From Evan Glass, CNN Congressional Producer
STORY HIGHLIGHTS
  • NEW: Resolution falls four votes shy of 51 needed for passage
  • Environmentalists oppose resolution, say it would politicize regulation
  • Supreme Court ruled in 2007 EPA had authority to regulate greenhouse gases
  • Murkowski denies her resolution comes from skepticism about global warming

Washington (CNN) -- A controversial bill that would have stopped the Environmental Protection Agency from regulating carbon emissions was defeated in the Senate on Thursday, falling four votes shy of the 51 needed for passage.

Six Democrats joined a unified Republican caucus in backing the measure.

The "resolution of disapproval" proposed by Alaska GOP Sen. Lisa Murkowski would have prevented the EPA from further regulating air pollution from vehicles and industrial facilities. Murkowski argued that new rules should be created only by Congress, not an executive agency.

"It would amount to an unprecedented power grab, ceding Congress' responsibilities to unelected bureaucrats and move a very, very important debate, a critical debate, from our open halls to behind an agency's closed doors," Murkowski said shortly before the vote on the Senate floor.

The plan was vehemently opposed by environmentalists, who say that the EPA's decision to regulate greenhouse gases is based on scientific research and that putting the regulation in the hands of Congress would subject it to political maneuverings.

"I believe it's ridiculous for politicians, elected senators, to make this scientific decision. It is not our expertise," said Sen. Barbara Boxer, D-California, chairwoman of the Senate Environment and Public Works Committee. "We've got to stop this attack on science and health."

Even if the measure had passed the Senate, its prospects in the House were considered slim. Regardless, the White House on Tuesday issued a veto threat if it made it to President Barack Obama's desk.

The Murkowski resolution "would undermine the administration's efforts to reduce the negative impacts of pollution and the risks associated with environmental catastrophes, like the ongoing BP oil spill," said a White House policy statement.

At issue was a Supreme Court ruling from 2007, which determined that the EPA has the authority to regulate greenhouse gases under the rules of the Clean Air Act.
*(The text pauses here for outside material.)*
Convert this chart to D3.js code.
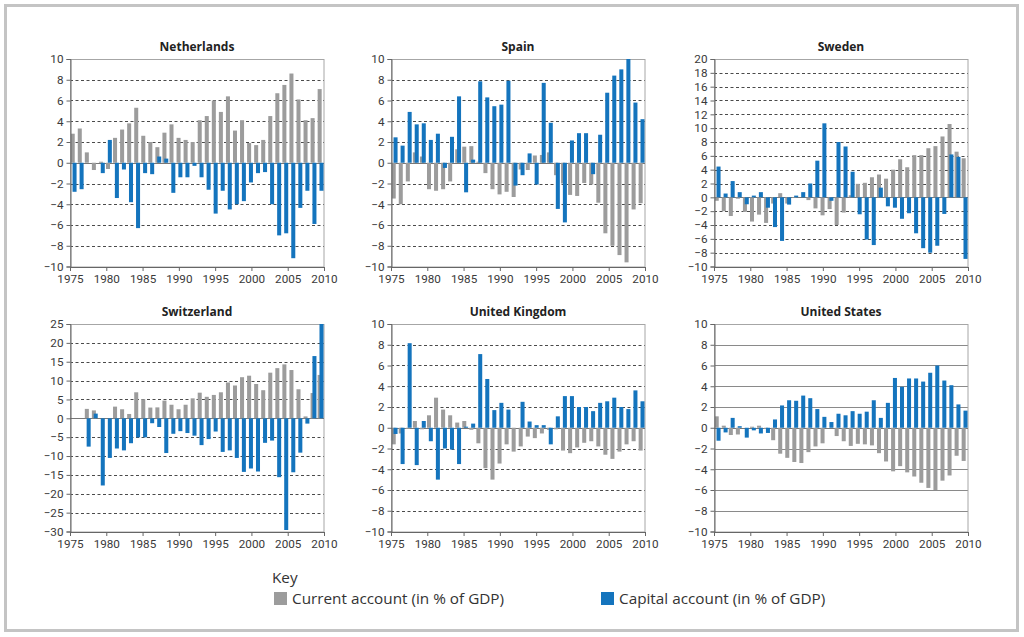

In December, the EPA concluded scientific findings and declared that carbon dioxide and five other gases constitute pollutants that should be further restricted. And the agency announced in April new rules for vehicles: a mandatory increase in fuel efficiency coupled with reductions in gas emissions, starting with 2012 model years.

Lisa Jackson, the EPA administrator, wrote a column Monday in the Huffington Post accusing Murkowski of siding with "big oil companies and their lobbyists" in an effort to "take away EPA's ability to protect the health and welfare of Americans from greenhouse gas pollution."

Supporters of Murkowski's resolution said the Clean Air Act was never intended to give federal agencies full control over greenhouse regulations but rather to check industrial and commercial structures. Such regulatory decisions, they argued, should be made by Congress.

"I think the EPA needs to understand it's not the fourth branch of government," Sen. Ben Nelson, D-Nebraska, who supports the limits on EPA, said Tuesday. "Just because they are dissatisfied with the level of progress of the legislative branch doesn't empower them to become super-legislators."

Murkowski said she was leading this effort not because she is a skeptic of global warming but because she wants Congress to be proactive on new environmental policies.

"We are not going after the science. That was not my intention," she said.

Senate Majority Leader Harry Reid has said he wants the Senate to approve new energy legislation this summer to address both global warming and the oil spill in the Gulf of Mexico.